Notes from the 2015 Texas Society of Architects Design Conference in Denton

Architecture Southwest
(Brantley Hightower)

O’Neil Ford’s Little Chapel. (Mia Frietze)

This year’s Texas Society of Architects Design Conference focused on the topic of craft and was framed by a discussion of noted regional modernist O’Neil Ford. It was held in the north Texas town of Denton where Ford began his professional career and executed several important early projects.

(Brantley Hightower)

Ford’s 1939 Little Chapel in the Woods. (Mia Frietze)
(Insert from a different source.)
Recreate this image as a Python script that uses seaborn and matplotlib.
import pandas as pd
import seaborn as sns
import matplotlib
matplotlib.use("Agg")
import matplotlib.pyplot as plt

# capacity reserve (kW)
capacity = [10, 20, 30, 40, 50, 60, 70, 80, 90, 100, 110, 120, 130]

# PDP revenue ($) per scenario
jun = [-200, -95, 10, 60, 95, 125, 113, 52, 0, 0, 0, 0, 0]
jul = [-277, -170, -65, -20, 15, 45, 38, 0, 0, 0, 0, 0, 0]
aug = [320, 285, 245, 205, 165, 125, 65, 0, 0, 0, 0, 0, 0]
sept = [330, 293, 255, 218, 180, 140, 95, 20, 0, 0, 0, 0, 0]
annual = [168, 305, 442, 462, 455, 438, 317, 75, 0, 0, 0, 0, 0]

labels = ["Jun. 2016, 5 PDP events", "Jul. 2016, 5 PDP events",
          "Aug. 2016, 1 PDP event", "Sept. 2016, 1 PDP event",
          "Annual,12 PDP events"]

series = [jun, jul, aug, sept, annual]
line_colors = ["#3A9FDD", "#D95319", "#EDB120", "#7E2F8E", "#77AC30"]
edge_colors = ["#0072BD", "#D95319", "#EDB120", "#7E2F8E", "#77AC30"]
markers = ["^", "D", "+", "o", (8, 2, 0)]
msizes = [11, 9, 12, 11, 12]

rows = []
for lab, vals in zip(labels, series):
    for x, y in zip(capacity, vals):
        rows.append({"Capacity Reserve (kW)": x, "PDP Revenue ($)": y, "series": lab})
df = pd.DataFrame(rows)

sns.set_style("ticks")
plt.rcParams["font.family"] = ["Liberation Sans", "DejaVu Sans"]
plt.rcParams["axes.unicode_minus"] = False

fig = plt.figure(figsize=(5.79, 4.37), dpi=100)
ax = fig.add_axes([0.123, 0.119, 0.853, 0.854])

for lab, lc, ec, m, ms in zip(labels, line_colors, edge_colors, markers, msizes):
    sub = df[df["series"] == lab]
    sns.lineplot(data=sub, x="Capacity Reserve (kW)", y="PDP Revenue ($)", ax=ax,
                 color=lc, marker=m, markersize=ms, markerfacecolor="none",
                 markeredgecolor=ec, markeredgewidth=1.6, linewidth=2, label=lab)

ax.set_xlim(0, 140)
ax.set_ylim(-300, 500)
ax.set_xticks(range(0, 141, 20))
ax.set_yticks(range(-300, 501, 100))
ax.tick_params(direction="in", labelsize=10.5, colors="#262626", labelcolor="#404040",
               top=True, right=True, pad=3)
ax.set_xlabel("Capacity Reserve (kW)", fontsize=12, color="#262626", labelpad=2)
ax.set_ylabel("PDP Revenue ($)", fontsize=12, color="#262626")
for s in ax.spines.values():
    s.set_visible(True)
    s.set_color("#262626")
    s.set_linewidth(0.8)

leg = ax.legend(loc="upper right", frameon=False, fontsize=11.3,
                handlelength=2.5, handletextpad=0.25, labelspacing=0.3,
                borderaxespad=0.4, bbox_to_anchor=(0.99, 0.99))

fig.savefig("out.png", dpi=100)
Unfortunately, a severe winter storm hit the region as attendees were making their way to the conference. With the chartered buses unable to make it to the hotel, tours were scrapped and lectures were relocated to the nondescript lobby of the hotel where attendees were staying. This allowed the talks to be attended both by sketchbook-wielding architects and by members of the Old Dominion University Basketball Team who were also staying at the hotel. Likely inspired by the subject matter, they defeated the University of North Texas 70 to 57.

(Mia Frietze)

(Mia Frietze)

Dr. Kathryn O’Rourke gave the opening lecture that located Ford within the larger narrative arc of the modern movement. The Trinity University professor spoke of the role craft came to play in Ford’s work beginning with his Denton projects.

Seattle-based Tom Kundig spoke the following morning about his body of work and of preserving a culture of craft within a 120-person firm. He described the difference between skiing on a prepared run as opposed to “Skiing the trees,” in a forest. He used this analogy to describe the profession, but it also was a fitting depiction for the conference.
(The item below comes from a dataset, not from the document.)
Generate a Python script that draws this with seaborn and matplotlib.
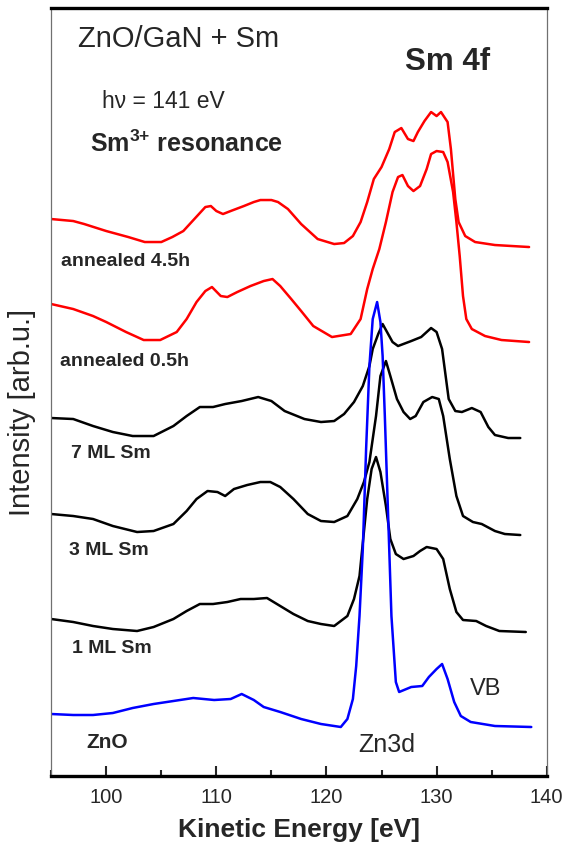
import pandas as pd
import matplotlib
matplotlib.use("Agg")
import matplotlib.pyplot as plt
import seaborn as sns
from matplotlib.ticker import MultipleLocator

# --- spectra (kinetic energy in eV, intensity in arb.u.) ---
E_ann45 = [95, 97, 98, 100, 102, 103.5, 105, 106, 107, 108, 109, 109.5, 110, 110.6, 111.3,
           112.5, 113.4, 114, 115, 115.6, 116.5, 117.7, 119.2, 120.7, 121.6, 122.4, 123.1,
           123.7, 124.3, 125, 125.7, 126.2, 126.8, 127.4, 127.9, 128.3, 128.9, 129.5, 130,
           130.4, 131, 131.3, 131.7, 132, 132.6, 133.5, 135.3, 138.4]
I_ann45 = [55.7, 55.5, 55.2, 54.5, 53.9, 53.4, 53.4, 53.9, 54.5, 55.7, 56.9, 57.0, 56.5, 56.2,
           56.5, 57.0, 57.4, 57.6, 57.6, 57.4, 56.7, 55.2, 53.7, 53.2, 53.3, 54.0, 55.4, 57.4,
           59.7, 60.9, 62.7, 64.4, 64.8, 63.7, 63.5, 64.4, 65.5, 66.4, 66.0, 66.4, 65.4, 62.7,
           57.7, 55.4, 54.0, 53.4, 53.1, 52.9]

E_ann05 = [95, 97, 98.8, 100, 101.8, 103.4, 104.9, 106.4, 107.3, 108.2, 109, 109.6, 110.4, 111,
           111.9, 113.1, 114.3, 115.1, 115.8, 116.8, 117.7, 118.8, 120.5, 122.2, 123.1, 123.7,
           124.2, 124.8, 125.4, 126, 126.5, 126.9, 127.4, 127.9, 128.5, 129.1, 129.5, 130,
           130.6, 131, 131.5, 131.8, 132.1, 132.4, 132.7, 133.2, 134.4, 135.9, 138.4]
I_ann05 = [47.2, 46.7, 46.0, 45.4, 44.4, 43.6, 43.6, 44.4, 45.7, 47.4, 48.5, 48.9, 48.0, 47.9,
           48.4, 49.0, 49.5, 49.7, 49.0, 47.7, 46.5, 45.0, 43.9, 44.2, 45.7, 48.7, 50.7, 52.7,
           55.4, 58.4, 59.9, 60.1, 59.0, 58.5, 59.0, 60.7, 62.2, 62.5, 62.4, 61.4, 58.4, 55.4,
           52.0, 48.0, 45.7, 44.7, 44.0, 43.6, 43.4]

E_7ml = [95, 97, 98.8, 100.6, 102.4, 104.3, 106.1, 107.3, 108.5, 109.7, 110.8, 112.3, 113.8,
         115, 116.2, 118, 119.5, 120.7, 121.6, 122.5, 123.3, 123.9, 124.2, 124.7, 125.1, 125.6,
         126, 126.5, 127.7, 128.6, 129.5, 130, 130.5, 131.1, 131.7, 132.3, 133.2, 134, 134.7,
         135.3, 136.5, 137.6]
I_7ml = [35.8, 35.7, 35.0, 34.4, 34.0, 34.0, 35.0, 36.0, 36.9, 36.9, 37.2, 37.5, 37.9, 37.5,
         36.5, 35.7, 35.4, 35.5, 36.2, 37.4, 39.0, 41.0, 42.7, 44.2, 45.2, 44.2, 43.4, 43.0,
         43.5, 43.9, 44.8, 44.4, 42.7, 37.7, 36.5, 36.4, 36.8, 36.4, 34.9, 34.1, 33.8, 33.8]

E_3ml = [95, 97, 98.8, 100.6, 102.8, 104.3, 106.1, 107.3, 108.2, 109.2, 110.1, 110.8, 111.6,
         112.8, 114, 114.9, 115.8, 117, 118.3, 119.5, 120.7, 121.9, 122.8, 123.4, 123.9, 124.5,
         124.9, 125.4, 125.8, 126.4, 127, 127.6, 128.1, 128.8, 129.6, 130.2, 130.6, 131.2,
         131.8, 132.4, 133.3, 134.1, 135.3, 136.2, 137.6]
I_3ml = [26.2, 26.0, 25.7, 25.0, 24.4, 24.5, 25.2, 26.5, 27.7, 28.5, 28.4, 28.0, 28.7, 29.1,
         29.4, 29.4, 28.9, 27.7, 26.2, 25.5, 25.4, 26.0, 27.7, 29.4, 31.4, 36.0, 40.0, 41.5,
         40.0, 37.7, 36.4, 35.7, 36.0, 37.4, 37.9, 37.7, 36.0, 31.7, 28.0, 26.0, 25.4, 25.2,
         24.5, 24.2, 24.1]

E_1ml = [95, 97, 98.8, 100.6, 102.8, 104.3, 106.1, 107.3, 108.5, 109.7, 111, 112.2, 113.4,
         114.6, 115.8, 117, 118.3, 119.5, 120.7, 121.9, 122.5, 123, 123.4, 123.7, 124.1, 124.5,
         124.9, 125.4, 125.8, 126.3, 127, 127.9, 128.5, 129.1, 130, 130.6, 131.2, 131.8, 132.4,
         133.6, 134.5, 135.7, 138.1]
I_1ml = [15.7, 15.4, 15.0, 14.7, 14.5, 14.9, 15.7, 16.5, 17.2, 17.2, 17.4, 17.7, 17.7, 17.8,
         17.0, 16.2, 15.5, 15.2, 15.0, 16.0, 17.7, 20.0, 24.4, 27.7, 30.7, 31.9, 30.4, 27.0,
         23.7, 22.2, 21.7, 22.0, 22.5, 22.9, 22.7, 21.7, 18.7, 16.4, 15.6, 15.5, 15.0, 14.5,
         14.4]

E_zno = [95, 97, 98.8, 100.6, 102.4, 104.3, 106.1, 107.9, 109.8, 111.3, 112.3, 113.4, 114.3,
         115.8, 117.7, 119.5, 121.3, 121.9, 122.4, 122.7, 123, 123.3, 123.6, 123.9, 124.2,
         124.6, 124.9, 125.1, 125.3, 125.6, 125.9, 126.3, 126.6, 127.7, 128.7, 129.3, 130,
         130.5, 131, 131.6, 132.2, 133.1, 135.3, 138.6]
I_zno = [6.2, 6.1, 6.1, 6.3, 6.8, 7.2, 7.5, 7.8, 7.6, 7.7, 8.2, 7.6, 6.9, 6.4, 5.7, 5.2, 4.9,
         5.7, 7.7, 11.0, 16.0, 22.7, 32.7, 41.0, 45.7, 47.4, 45.4, 42.0, 36.0, 26.0, 16.0, 9.4,
         8.4, 8.9, 9.0, 9.9, 10.7, 11.2, 9.7, 7.4, 6.0, 5.4, 5.0, 4.9]

samples = ["annealed 4.5h", "annealed 0.5h", "7 ML Sm", "3 ML Sm", "1 ML Sm", "ZnO"]
energies = [E_ann45, E_ann05, E_7ml, E_3ml, E_1ml, E_zno]
intensities = [I_ann45, I_ann05, I_7ml, I_3ml, I_1ml, I_zno]
colors = ["#ff0000", "#ff0000", "black", "black", "black", "#0000ff"]

frames = []
for name, e, i in zip(samples, energies, intensities):
    frames.append(pd.DataFrame({"energy": e, "intensity": i, "sample": name}))
df = pd.concat(frames, ignore_index=True)

sns.set_style("white")
plt.rcParams["font.family"] = ["Liberation Sans", "DejaVu Sans"]
plt.rcParams["mathtext.fontset"] = "custom"
plt.rcParams["mathtext.rm"] = "Liberation Sans"
plt.rcParams["mathtext.bf"] = "Liberation Sans:bold"

fig = plt.figure(figsize=(5.65, 8.53), dpi=100)
ax = fig.add_axes([0.0906, 0.0891, 0.8770, 0.9003])

sns.lineplot(data=df, x="energy", y="intensity", hue="sample", hue_order=samples,
             palette=dict(zip(samples, colors)), estimator=None, sort=False,
             linewidth=1.8, legend=False, ax=ax)

ax.set_xlim(95, 140)
ax.set_ylim(0, 76.8)
ax.xaxis.set_major_locator(MultipleLocator(10))
ax.xaxis.set_minor_locator(MultipleLocator(5))
ax.set_yticks([])
ax.tick_params(axis="x", which="major", direction="in", length=7.5, width=1.5,
               labelsize=14.5, pad=8, bottom=True, top=False)
ax.tick_params(axis="x", which="minor", direction="in", length=4, width=1.5,
               bottom=True, top=False)

for side in ["top", "bottom"]:
    ax.spines[side].set_linewidth(2.4)
    ax.spines[side].set_color("black")
for side in ["left", "right"]:
    ax.spines[side].set_linewidth(0.9)
    ax.spines[side].set_color("#707070")

ax.set_xlabel("Kinetic Energy [eV]", fontsize=19, fontweight="bold", labelpad=8)
ax.set_ylabel("")
fig.text(0.039, 0.517, "Intensity [arb.u.]", fontsize=21, rotation=90,
         ha="center", va="center")

# annotations
ax.text(97.4, 73.0, "ZnO/GaN + Sm", fontsize=21, va="baseline")
ax.text(127.1, 70.7, "Sm 4f", fontsize=22.5, fontweight="bold", va="baseline")
ax.text(99.6, 66.9, "h\u03bd = 141 eV", fontsize=16.5, va="baseline")
ax.text(98.5, 62.5, r"Sm$^{\mathbf{3{+}}}$ resonance", fontsize=18, fontweight="bold", va="baseline")

label_pos = [(95.85, 51.1), (95.8, 41.1), (96.8, 31.9), (96.65, 22.2), (96.9, 12.4)]
for name, (lx, ly) in zip(samples[:5], label_pos):
    ax.text(lx, ly, name, fontsize=14, fontweight="bold", va="baseline")
ax.text(98.2, 2.9, "ZnO", fontsize=15, fontweight="bold", va="baseline")
ax.text(122.9, 2.5, "Zn3d", fontsize=18, va="baseline")
ax.text(133.0, 8.2, "VB", fontsize=17, va="baseline")

fig.savefig("out.png", dpi=100)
Later that afternoon David Salmela described his search for what a craft-based architecture of northwestern Minnesota should be. Based in Duluth, Salmela refrained from giving his Texan hosts too much grief for their inability to function with only a few inches of snow and ice.
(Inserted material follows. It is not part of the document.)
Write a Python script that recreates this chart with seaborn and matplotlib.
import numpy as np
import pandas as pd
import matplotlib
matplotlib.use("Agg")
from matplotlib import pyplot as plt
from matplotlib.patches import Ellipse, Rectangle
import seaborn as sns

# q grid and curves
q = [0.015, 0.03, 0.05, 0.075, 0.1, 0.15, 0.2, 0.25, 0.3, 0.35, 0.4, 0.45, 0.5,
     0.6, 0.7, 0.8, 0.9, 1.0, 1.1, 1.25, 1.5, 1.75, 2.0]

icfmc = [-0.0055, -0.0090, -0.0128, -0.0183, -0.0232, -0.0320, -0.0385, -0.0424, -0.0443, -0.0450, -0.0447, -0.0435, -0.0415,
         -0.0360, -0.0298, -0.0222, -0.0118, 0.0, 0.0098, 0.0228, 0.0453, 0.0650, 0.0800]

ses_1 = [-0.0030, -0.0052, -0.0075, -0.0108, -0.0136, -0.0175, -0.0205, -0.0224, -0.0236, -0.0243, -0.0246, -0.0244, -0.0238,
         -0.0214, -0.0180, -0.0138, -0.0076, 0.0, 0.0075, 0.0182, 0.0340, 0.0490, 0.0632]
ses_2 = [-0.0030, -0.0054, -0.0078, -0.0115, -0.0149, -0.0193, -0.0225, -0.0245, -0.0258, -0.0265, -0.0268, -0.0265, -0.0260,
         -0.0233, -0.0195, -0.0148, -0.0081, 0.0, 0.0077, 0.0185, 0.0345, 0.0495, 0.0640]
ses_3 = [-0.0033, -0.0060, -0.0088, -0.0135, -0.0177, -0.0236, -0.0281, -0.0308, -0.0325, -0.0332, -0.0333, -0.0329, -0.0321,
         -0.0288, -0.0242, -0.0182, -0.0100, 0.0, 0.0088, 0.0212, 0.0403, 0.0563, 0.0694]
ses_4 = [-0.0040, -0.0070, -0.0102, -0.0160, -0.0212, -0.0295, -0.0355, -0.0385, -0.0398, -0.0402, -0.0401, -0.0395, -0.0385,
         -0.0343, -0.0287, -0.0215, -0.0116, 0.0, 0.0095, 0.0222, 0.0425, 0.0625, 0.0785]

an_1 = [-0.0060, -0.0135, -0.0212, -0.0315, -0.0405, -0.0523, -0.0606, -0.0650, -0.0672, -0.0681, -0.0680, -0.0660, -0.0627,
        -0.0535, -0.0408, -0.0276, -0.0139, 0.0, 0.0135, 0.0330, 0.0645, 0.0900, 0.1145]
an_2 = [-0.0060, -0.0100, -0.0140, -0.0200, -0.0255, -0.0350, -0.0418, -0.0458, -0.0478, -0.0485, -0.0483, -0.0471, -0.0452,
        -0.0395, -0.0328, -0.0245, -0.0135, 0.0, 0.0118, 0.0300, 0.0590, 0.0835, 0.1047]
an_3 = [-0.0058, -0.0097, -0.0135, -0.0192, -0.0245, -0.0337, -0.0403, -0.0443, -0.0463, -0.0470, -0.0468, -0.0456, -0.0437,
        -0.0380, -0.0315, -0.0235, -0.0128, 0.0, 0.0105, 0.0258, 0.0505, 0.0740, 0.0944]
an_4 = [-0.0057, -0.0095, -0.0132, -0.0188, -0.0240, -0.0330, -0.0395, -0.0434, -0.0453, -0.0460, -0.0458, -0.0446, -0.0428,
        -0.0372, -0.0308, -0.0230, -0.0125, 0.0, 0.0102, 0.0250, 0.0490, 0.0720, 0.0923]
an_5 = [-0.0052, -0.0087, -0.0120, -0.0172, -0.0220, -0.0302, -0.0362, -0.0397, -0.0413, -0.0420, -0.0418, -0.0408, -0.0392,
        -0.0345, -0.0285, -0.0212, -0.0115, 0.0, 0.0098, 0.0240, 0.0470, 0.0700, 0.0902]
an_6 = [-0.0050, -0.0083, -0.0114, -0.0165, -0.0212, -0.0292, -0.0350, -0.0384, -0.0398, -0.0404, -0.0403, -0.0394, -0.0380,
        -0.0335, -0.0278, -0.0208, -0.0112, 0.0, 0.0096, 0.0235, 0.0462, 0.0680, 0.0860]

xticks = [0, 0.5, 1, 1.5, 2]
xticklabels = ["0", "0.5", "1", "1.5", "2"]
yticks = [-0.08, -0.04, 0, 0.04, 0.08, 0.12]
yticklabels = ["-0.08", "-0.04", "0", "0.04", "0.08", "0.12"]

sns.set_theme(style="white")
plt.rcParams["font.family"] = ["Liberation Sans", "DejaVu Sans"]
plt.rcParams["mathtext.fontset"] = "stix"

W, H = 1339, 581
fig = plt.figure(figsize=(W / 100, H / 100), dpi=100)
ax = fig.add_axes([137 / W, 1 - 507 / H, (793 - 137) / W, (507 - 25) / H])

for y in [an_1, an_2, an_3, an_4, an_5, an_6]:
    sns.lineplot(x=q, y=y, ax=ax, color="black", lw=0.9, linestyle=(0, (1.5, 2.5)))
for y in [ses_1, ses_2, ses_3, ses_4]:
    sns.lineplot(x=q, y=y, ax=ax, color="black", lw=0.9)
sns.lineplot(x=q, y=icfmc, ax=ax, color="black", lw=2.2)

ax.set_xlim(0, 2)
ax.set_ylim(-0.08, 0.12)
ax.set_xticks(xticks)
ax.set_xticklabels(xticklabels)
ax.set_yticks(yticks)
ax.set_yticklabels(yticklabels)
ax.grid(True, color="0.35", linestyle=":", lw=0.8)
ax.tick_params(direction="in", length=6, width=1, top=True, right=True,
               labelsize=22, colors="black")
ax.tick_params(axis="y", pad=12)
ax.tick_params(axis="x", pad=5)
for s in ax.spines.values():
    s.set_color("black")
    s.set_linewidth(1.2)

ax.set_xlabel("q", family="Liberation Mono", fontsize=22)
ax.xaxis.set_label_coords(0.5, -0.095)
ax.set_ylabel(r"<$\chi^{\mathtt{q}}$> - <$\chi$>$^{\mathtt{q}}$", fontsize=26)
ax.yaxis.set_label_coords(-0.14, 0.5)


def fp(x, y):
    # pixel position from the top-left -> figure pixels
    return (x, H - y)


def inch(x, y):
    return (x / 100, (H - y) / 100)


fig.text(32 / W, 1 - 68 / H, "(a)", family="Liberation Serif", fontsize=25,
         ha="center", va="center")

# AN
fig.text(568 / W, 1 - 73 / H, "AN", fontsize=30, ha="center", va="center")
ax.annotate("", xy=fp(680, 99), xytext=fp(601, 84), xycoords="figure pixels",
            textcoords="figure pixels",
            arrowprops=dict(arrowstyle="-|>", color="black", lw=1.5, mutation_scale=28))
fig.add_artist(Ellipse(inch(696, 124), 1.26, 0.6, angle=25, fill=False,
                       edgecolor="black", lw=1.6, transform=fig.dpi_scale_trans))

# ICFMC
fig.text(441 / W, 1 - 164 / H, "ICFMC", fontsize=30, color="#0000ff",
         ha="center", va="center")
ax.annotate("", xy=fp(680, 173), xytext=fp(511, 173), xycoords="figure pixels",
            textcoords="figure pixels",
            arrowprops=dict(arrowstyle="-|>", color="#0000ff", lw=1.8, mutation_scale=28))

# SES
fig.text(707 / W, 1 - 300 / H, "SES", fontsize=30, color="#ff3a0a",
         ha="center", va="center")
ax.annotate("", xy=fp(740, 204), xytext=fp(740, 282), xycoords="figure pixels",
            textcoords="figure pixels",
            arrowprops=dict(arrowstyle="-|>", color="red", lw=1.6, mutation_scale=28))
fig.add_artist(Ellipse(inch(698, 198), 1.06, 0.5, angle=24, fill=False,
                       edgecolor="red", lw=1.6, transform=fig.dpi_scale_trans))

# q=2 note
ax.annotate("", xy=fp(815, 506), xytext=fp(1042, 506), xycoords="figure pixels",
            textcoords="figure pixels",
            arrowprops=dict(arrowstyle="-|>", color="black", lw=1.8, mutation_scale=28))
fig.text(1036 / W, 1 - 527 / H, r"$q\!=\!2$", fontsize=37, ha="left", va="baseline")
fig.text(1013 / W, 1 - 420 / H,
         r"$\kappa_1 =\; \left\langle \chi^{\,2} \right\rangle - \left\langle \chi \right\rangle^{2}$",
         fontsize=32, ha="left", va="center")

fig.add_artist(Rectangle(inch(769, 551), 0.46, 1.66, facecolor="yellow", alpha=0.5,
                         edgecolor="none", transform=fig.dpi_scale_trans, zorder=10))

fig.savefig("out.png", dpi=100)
Although the lack of tours was disappointing, their cancellation allowed more time for the lectures and provided more opportunities for interaction between speakers and attendees. It also allowed Tenna Florian, who was scheduled to give a tour of Lake|Flato’s Josey Pavilion, to give a talk describing how craft can be used as a tool of sustainability.

On Sunday morning the roads had cleared to a point where attendees were able to visit two churches designed by Ford. The Conference ended with a panel discussion at Ford’s 1939 Little Chapel in the Woods. After exploring the building, attendees listened to a panel discussion moderated by noted Dallas architect Max Levy. The session proved to be a fitting end to a most memorable Conference.